Je suis allé l’autre jour assister à l’extraction de corps saints. Tout était fini quand j’arrivai. On déterra le corps de sainte Valentine. N’est-ce pas le nom d’une des filles de Mme de Villequier? Je ne puis te dire si ce sera au commencement ou à la fin de juin que je te reverrai. Il paraît que la quarantaine de Marseille est levée. Un prêtre français, dont j’ai fait la connaissance, part de Civita-Vecchia le 25 et sera à Marseille le 28. Tu ne saurais croire quelle envie m’a pris de le suivre. J’ai repoussé cette pensée comme une tentation, quoique, à dire vrai, je ne sais pas trop si je ne pourrais pas faire à Rome ce que je ferais à Paris. Cependant, je veux avoir quelques dernières conversations avec le P. V[entura], le cardinal M[icara] et autres; et puis, je veux connaître Rome, que franchement je ne connais pas du tout.

Adieu, chère amie. J’espère que mon décousu te prouvera avec quels sentiments je suis et je serai pour la vie ton frère.

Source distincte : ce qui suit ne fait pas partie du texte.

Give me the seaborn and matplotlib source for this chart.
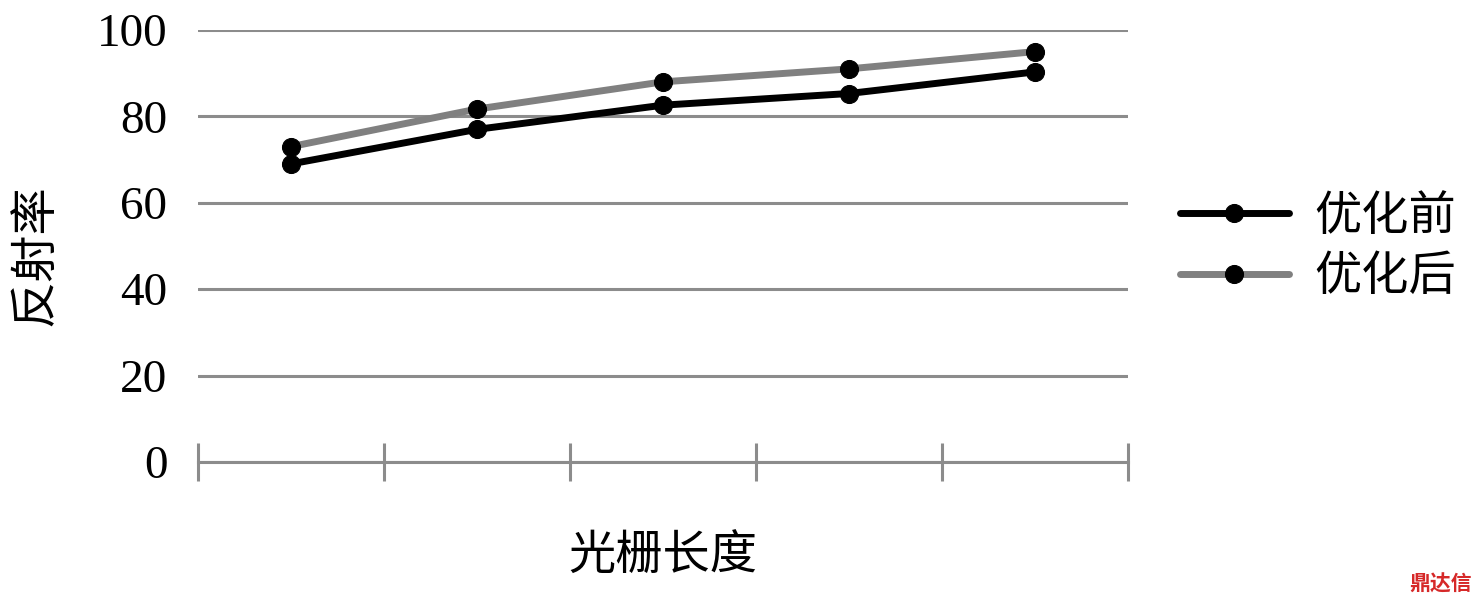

P.S. -Je te prie de dire mille choses de ma part à M. Bonnetty et de lui demander où il en est de ses projets d’Eperon d’or.

Notes et post-scriptum
1. Voir des extraits dans *Notes et Documents*, t. Ier, p. 492.2. Canali, proclamé cardinal dans le Consistoire du 23 juin 1834 et mort à Rome le 1er avril 1835.
3. Prétendant au trône du Portugal.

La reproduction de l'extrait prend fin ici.